Thomas also points to our 48th place ranking in CNBC’s “Top States for Business” and focused only on our judicial system.  CNBC states that its rankings are based on publicly available data and studies and works with business groups.  One of the primary business groups with which CNBC worked is the National Association of Manufacturers.

Its front group, the Foundation for Fair Civil Justice (formerly American Justice Partnership), works directly with the American Tort Reform Association, and ATRA has attacked West Virginia repeatedly with its widely discredited “Judicial Hellhole” report.

Rather than use independent data, this group releases yet another “study” that is based on the Hellhole report.  It becomes cyclical, with one front group citing another to back up their unfounded claims.  It’s incestuous.

As Southern Methodist University Dedman School of Law Professor Elizabeth Thornburg noted in “Judicial Hellholes, Lawsuit Climates and Bad Social Science” (West Virginia Law Review, Vol. 110 No. 3), “As public relations ventures, [these] campaigns have been an astounding success.  As well-founded, honest commentaries on judicial systems, however, they are a major failure ... the choice is not based on research into the actual conditions in the courts.”

Was our last place “business friendliness” ranking based on these discredited “studies?”  If so, this clearly illustrates why they should be rejected by the media, lawmakers and the republic.  This misinformation and propaganda has a direct effect on our economic future and is wrong.

The independent analysis by the National Center for State Courts presents a very different result — West Virginia ranks 39th in the number of lawsuits filed per capita.  Based on that, we should have ranked 11th in business friendliness.  CNBC’s own data is contradictory to our last place ranking and Thomas’ argument as well.

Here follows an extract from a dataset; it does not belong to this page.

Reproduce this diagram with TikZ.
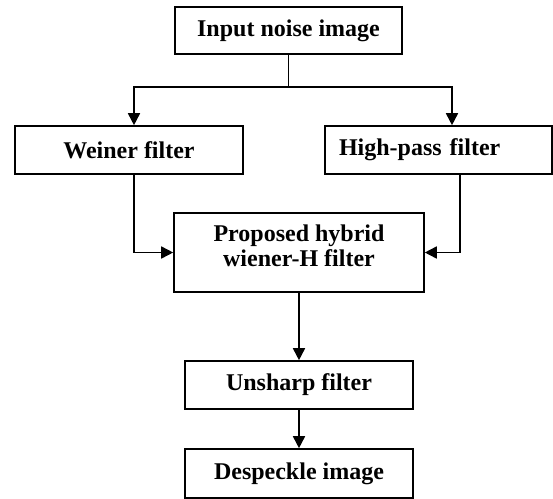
\documentclass[tikz,border=0pt]{standalone}
\usepackage{fontspec}
\setmainfont{Liberation Serif}
\usepackage{tikz}
\usetikzlibrary{arrows.meta}

\begin{document}
\begin{tikzpicture}[x=0.5pt,y=-0.5pt,line width=0.8pt,
   >={Triangle[length=6pt,width=6pt]},
   texte/.style={font=\bfseries\fontsize{12}{12.5}\selectfont,align=center},
   boite/.style={draw,texte,inner sep=0pt,minimum height=24pt,minimum width=114pt}]

  \useasboundingbox (0,0) rectangle (553,499);

  \node[boite,minimum height=23.5pt,minimum width=113.5pt] (entree) at (288.5,30.5) {Input noise image};
  \node[boite] (wiener) at (129,150) {Weiner filter};
  \node[boite,minimum width=113.5pt,inner xsep=7pt,text width=99.5pt,align=left] (passehaut) at (438.5,150) {High-pass filter};
  \node[boite,minimum width=125pt,minimum height=39.5pt,
     label={[texte,yshift=3.5pt]center:{Proposed hybrid\\wiener-H filter}}] (hybride) at (299,252.5) {};
  \node[boite] (unsharp) at (299,385) {Unsharp filter};
  \node[boite,minimum height=24.5pt] (despeckle) at (299,473.5) {Despeckle image};

  \draw (entree.south) -- (entree.south |- 0,87) coordinate (fourche);
  \draw[->] (fourche) -| ([xshift=2.5pt]wiener.north);
  \draw[->] (fourche) -| ([xshift=6.75pt]passehaut.north);
  \draw[->] ([xshift=2.5pt]wiener.south) |- (hybride);
  \draw[->] ([xshift=10.75pt]passehaut.south) |- (hybride);
  \draw[->] (hybride) -- (unsharp);
  \draw[->] (unsharp) -- (despeckle);
\end{tikzpicture}
\end{document}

It ranked us 18th in cost of doing business, yet Thomas argues that our legal system is too expensive and costing businesses too much money.

If there is a correlation, then how is it possible for us to be ranked 18th in cost of doing business?  It doesn’t make sense.

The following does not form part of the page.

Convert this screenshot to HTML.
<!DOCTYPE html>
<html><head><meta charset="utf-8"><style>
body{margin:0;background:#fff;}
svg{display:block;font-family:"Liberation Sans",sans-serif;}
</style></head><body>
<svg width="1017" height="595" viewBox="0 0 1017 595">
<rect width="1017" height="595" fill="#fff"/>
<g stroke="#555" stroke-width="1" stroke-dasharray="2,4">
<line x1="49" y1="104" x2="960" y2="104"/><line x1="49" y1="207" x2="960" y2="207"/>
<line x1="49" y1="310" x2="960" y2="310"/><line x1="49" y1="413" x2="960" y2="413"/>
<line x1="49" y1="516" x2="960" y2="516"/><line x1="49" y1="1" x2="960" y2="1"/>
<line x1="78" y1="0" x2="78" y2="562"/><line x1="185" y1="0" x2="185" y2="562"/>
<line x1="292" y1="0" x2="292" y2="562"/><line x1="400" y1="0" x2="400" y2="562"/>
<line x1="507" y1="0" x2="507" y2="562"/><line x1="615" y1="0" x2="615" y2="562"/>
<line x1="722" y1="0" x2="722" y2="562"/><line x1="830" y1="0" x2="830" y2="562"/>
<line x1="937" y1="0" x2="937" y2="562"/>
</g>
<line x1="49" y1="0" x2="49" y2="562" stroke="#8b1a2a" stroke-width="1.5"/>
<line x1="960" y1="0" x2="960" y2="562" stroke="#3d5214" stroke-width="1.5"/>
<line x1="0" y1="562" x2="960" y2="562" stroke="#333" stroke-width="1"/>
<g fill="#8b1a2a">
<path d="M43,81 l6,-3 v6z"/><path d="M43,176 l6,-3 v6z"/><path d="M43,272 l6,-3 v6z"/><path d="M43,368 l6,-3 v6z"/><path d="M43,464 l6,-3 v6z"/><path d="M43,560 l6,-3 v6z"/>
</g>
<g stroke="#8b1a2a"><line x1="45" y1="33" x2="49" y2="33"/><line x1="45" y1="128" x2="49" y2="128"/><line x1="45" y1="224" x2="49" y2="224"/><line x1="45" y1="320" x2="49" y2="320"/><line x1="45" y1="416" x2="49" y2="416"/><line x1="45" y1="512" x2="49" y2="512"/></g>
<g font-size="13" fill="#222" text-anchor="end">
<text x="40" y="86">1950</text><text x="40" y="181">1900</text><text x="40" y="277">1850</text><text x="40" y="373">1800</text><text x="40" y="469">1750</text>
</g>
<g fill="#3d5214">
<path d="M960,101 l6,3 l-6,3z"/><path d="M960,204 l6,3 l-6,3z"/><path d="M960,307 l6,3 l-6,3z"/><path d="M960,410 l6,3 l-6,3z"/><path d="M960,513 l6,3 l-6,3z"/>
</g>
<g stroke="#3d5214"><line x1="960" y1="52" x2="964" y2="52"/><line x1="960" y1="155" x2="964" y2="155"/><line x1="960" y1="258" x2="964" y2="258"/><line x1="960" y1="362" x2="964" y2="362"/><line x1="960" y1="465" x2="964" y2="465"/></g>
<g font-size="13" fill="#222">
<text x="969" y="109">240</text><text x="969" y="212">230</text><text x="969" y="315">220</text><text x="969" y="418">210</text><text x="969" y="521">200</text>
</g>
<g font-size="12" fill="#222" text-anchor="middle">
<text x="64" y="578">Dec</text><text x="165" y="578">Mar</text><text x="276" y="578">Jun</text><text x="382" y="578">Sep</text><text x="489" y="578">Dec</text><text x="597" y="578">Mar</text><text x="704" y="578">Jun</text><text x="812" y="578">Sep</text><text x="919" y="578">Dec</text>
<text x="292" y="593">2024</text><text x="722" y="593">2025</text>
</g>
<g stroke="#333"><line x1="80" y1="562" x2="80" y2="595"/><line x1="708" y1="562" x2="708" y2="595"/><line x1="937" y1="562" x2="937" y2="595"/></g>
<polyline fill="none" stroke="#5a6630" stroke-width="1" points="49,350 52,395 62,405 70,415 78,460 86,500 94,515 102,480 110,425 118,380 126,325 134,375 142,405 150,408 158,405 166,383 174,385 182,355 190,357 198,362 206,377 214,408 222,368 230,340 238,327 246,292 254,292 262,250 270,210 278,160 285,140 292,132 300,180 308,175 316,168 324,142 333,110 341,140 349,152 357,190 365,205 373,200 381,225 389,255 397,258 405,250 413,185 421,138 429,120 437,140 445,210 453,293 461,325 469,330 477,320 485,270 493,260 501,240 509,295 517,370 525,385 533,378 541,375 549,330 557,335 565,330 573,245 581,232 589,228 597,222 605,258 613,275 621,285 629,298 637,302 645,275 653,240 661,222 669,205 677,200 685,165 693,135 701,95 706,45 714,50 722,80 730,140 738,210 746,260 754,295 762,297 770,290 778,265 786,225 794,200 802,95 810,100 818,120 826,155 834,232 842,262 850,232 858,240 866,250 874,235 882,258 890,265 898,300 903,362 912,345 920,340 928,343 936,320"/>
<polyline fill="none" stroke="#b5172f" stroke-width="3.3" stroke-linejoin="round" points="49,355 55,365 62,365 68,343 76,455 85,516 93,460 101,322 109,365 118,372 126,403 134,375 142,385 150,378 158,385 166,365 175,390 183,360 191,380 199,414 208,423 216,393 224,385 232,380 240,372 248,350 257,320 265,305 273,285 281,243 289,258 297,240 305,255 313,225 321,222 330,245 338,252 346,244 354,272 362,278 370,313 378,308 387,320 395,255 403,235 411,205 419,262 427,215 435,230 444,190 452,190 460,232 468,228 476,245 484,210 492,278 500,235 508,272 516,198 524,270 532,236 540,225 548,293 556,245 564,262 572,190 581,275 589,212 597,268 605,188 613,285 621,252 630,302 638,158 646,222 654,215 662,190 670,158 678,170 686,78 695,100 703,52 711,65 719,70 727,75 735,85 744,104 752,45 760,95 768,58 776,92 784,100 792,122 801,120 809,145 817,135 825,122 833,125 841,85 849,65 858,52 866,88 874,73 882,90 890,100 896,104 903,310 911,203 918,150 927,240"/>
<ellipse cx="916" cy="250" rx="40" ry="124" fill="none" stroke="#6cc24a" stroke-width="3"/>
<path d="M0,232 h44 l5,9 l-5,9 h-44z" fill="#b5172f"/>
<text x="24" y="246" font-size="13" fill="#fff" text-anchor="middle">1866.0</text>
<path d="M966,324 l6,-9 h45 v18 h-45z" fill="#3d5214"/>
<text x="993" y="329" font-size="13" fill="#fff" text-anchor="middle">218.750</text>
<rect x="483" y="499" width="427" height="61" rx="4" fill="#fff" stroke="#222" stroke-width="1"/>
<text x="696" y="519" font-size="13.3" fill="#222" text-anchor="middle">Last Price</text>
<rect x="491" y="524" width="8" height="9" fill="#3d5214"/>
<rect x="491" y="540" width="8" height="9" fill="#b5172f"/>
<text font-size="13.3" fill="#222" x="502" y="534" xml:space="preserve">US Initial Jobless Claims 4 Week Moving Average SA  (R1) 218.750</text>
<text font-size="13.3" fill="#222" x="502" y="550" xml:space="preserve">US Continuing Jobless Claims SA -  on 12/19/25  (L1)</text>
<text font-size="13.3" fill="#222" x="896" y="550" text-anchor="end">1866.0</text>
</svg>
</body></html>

At the same time, Thomas fails to cite the fact that we rank in the bottom 20 percent in four of the other categories as well.  We were 40th in infrastructure, 44th in workforce, 48th in technology and innovation and 49th in access to capital.  Not once does Thomas mention these factors — all major considerations when companies are deciding where to locate.

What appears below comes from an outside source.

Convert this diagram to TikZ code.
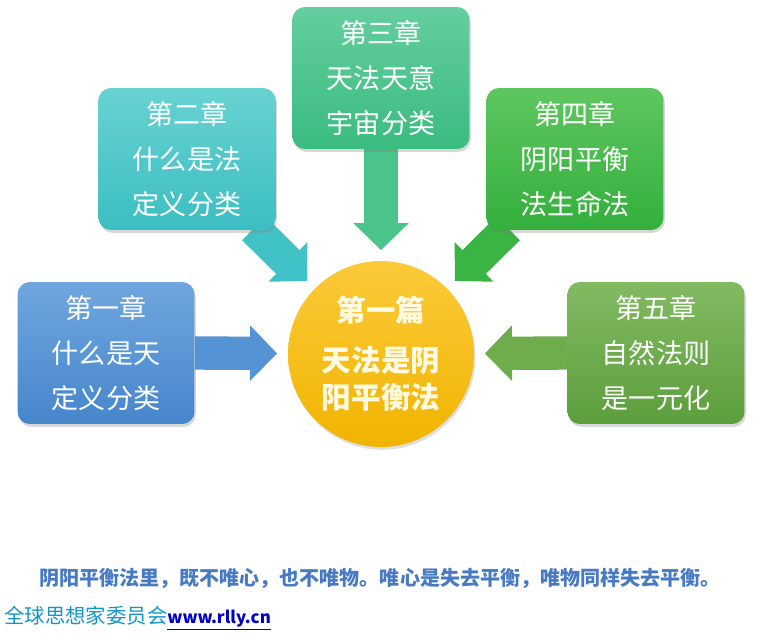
\documentclass[tikz,border=0pt]{standalone}
\usepackage{fontspec}
\setmainfont{Noto Sans CJK SC}
\usepackage{tikz}
\usetikzlibrary{arrows.meta,shadows,calc}

\definecolor{blueA}{RGB}{112,166,223}
\definecolor{blueB}{RGB}{70,134,203}
\definecolor{tealA}{RGB}{104,210,210}
\definecolor{tealB}{RGB}{60,190,194}
\definecolor{mintA}{RGB}{100,206,158}
\definecolor{mintB}{RGB}{58,188,128}
\definecolor{greenA}{RGB}{94,198,96}
\definecolor{greenB}{RGB}{52,175,60}
\definecolor{oliveA}{RGB}{130,186,98}
\definecolor{oliveB}{RGB}{92,158,60}
\definecolor{sunA}{RGB}{252,202,58}
\definecolor{sunB}{RGB}{240,180,0}
\definecolor{notetext}{RGB}{72,122,196}
\definecolor{sitetext}{RGB}{20,150,200}
\definecolor{linktext}{RGB}{0,0,200}

\pgfdeclarelayer{bg}
\pgfsetlayers{bg,main}

\begin{document}
\begin{tikzpicture}[x=0.02cm, y=-0.02cm]
\tikzstyle{chap} = [rectangle, rounded corners=7pt, minimum width=3.54cm, minimum height=2.84cm, align=center, text=white, font=\fontsize{15.4}{25.6}\selectfont, drop shadow={opacity=0.3, shadow xshift=0.8pt, shadow yshift=-1.6pt}]
\tikzstyle{barrow} = [line width=19pt, -{Triangle[length=15.4pt, width=30.7pt]}, shorten >=6pt]

\node (pian) [circle, minimum size=3.72cm, top color=sunA, bottom color=sunB, align=center, text={rgb,255:red,255;green,250;blue,225}, font=\bfseries\fontsize{16.8}{21}\selectfont, drop shadow={opacity=0.25, shadow xshift=0.8pt, shadow yshift=-1.6pt}] at (381,354) {第一篇\\[7.5pt]天法是阴\\阳平衡法};

\node (ch1) [chap, top color=blueA, bottom color=blueB] at (106,353) {第一章\\什么是天\\定义分类};
\node (ch2) [chap, top color=tealA, bottom color=tealB] at (187,159) {第二章\\什么是法\\定义分类};
\node (ch3) [chap, top color=mintA, bottom color=mintB] at (381,78) {第三章\\天法天意\\宇宙分类};
\node (ch4) [chap, top color=greenA, bottom color=greenB] at (575,159) {第四章\\阴阳平衡\\法生命法};
\node (ch5) [chap, top color=oliveA, bottom color=oliveB] at (656,353) {第五章\\自然法则\\是一元化};

\node (note) at (380,578) {\color{notetext}\bfseries\fontsize{11.4}{14}\selectfont 阴阳平衡法里，既不唯心，也不唯物。唯心是失去平衡，唯物同样失去平衡。};
\node (site) [anchor=west, inner sep=0pt] at (4,618) {\fontsize{11.6}{14}\selectfont\textcolor{sitetext}{全球思想家委员会}\textcolor{linktext}{\fontsize{9.6}{14}\selectfont\bfseries\underline{www.rlly.cn}}};

\begin{pgfonlayer}{bg}
\path[use as bounding box, fill=white] (0,0) rectangle (764,633);
\draw[barrow, draw={rgb,255:red,84;green,148;blue,212}] (ch1.east) -- (pian);
\draw[barrow, draw={rgb,255:red,110;green,172;blue,76}] (ch5.west) -- (pian);
\draw[barrow, draw={rgb,255:red,74;green,196;blue,138}] (ch3.south) -- (pian);
\draw[barrow, draw={rgb,255:red,64;green,194;blue,198}] ($(ch2.south east)+(-22,-2)$) -- (pian);
\draw[barrow, draw={rgb,255:red,58;green,180;blue,66}] ($(ch4.south west)+(22,-2)$) -- (pian);
\end{pgfonlayer}
\end{tikzpicture}
\end{document}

Shouldn’t improving our infrastructure and technology so we can compete for 21st century jobs be a priority?  We should also better educate and retrain our workers so that they have the skills needed for these jobs.  Even the Charleston Daily Mail chided Thomas for ignoring these key factors.

The real truth is that Greg Thomas, CALA and the billion-dollar corporate special interests funding their efforts don’t care about West Virginia’s economy, job market or the people who live here.  Their only goal is total immunity when corporations break the law and risk the lives and bank accounts of West Virginia consumers, workers and small businesses. They are trying to increase their corporate profits at the expense of our economic future.

Demand that it stops now.

Majestro is president of the West Virginia Association for Justice.